What’s one challenge you’re facing right now?

After a few minutes, rotate and repeat. Lots of exchange and interaction with none of the awkwardness.


Utilize “Secret Shoppers”

If you want to reward networking, layer in a small incentive like Chamber Pro Kendra Scott’s idea of secret shoppers. A few ambassadors quietly observe interactions and network. If someone engages one of them and gives them a card, they’re entered into a prize drawing.

Suddenly, people try a little harder. Conversations get better. The energy shifts. And no one misses the speaker.


Tell Your Story

Samantha Howell, CEO of the Johnston Chamber of Commerce, pivoted to a Chamber 101-style session, walking members through upcoming events, changes, and opportunities.

Chamber pro Jack Cunningham took it one step further and suggested selling a chamber program. This is the part chamber pros tend to avoid because it feels too self-promotional. It’s not. If your members don’t understand what you offer, they can’t use it. If they don’t use it, they don’t see value. And if they don’t see value… well, you already know how that story ends.

So use the time. Highlight one program. Show how it solves a real problem. Give examples. Make it tangible. Think of it less as selling and more as removing confusion.


Tap into Your Expertise

You’re waiting for a speaker like you don’t have anything to say. You do.

Kate Kobs shared an idea on a way to think of something you can talk about. She suggested answering “What’s your superpower?” Your team gets asked all the time how you manage everything with limited staff. That’s knowledge. You’ve figured something out.

Turn it into a short, focused presentation. Time management. Member engagement. Event strategy. Partnerships. Pick one thing you know works and teach it. It doesn’t need to be a keynote. It just needs to be useful.

And if you’re worried about credibility, remember this: you’re already running the organization they chose to join. You’re not starting from zero here.


Bring the Spotlight to Your Members

If you don’t want to be the voice in the room, borrow one. Chamber Pro Ashley Hofecker suggested inviting a strong chamber member to share their story and testimonial.
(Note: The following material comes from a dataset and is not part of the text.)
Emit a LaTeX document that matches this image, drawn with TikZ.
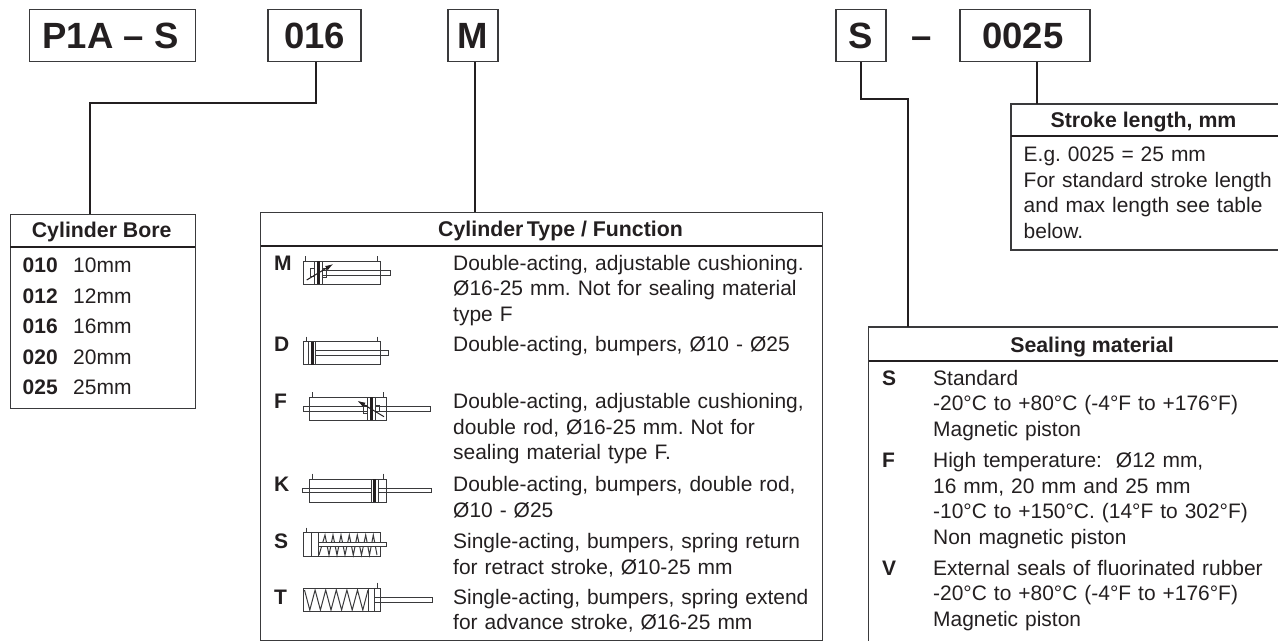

That’s powerful for two reasons: members trust other members and it reinforces the value of belonging without you having to say it.

You can also build a quick panel, as CEO of the Greater Burlington Partnership, Della Schmidt, recommended. Two or three local leaders, a few prepared questions, and you as the facilitator. No slides required. No elaborate prep. Just a conversation people actually want to hear.


Monetize the Moment

Chamber Pro Krista Carpenter offered a practical option: spotlight a speaker as a paid opportunity. If you have a member who wants visibility, this is their moment. Position it as a featured business spotlight. Give them 10–15 minutes. Frame it clearly so expectations are set. But for the value to the audience try to get the speaker to tell their story not hard sell the audience for 15 minutes.

Doing this, you’ve solved your programming issue and created a revenue opportunity at the same time.


Make it Memorable with Movement

If you want to go one step further, change the physical experience. Angie Hibben, President & CEO of the Oswego Area Chamber of Commerce shared a progressive luncheon format where attendees rotate tables between courses. Salad at one table. Entrée at another. Dessert somewhere new. New table, new people to meet. It forces fresh conversations and keeps the energy moving.

People remember experiences like this because they feel different.


A Final Pep Talk

Anyone can host an event when everything goes according to plan. The real test is what happens when it doesn’t. When a speaker cancels, members are watching.

Do you panic?

Do you cancel?

Or do you adapt?

Because adaptability is in the business job description. It’s what your members are dealing with every day. Supply issues. Staffing gaps. Market shifts. If your chamber can’t pivot, how can you help them do it?

Handled well, this situation saves an event, strengthens your credibility, and may even introduce a new beloved format.

After all, membership value doesn’t hinge on one person at a podium. It lives in relationships. Those are the events people talk about afterward, not the perfectly executed keynote.

The one where something went wrong and the chamber made it work anyway. That’s the story they remember.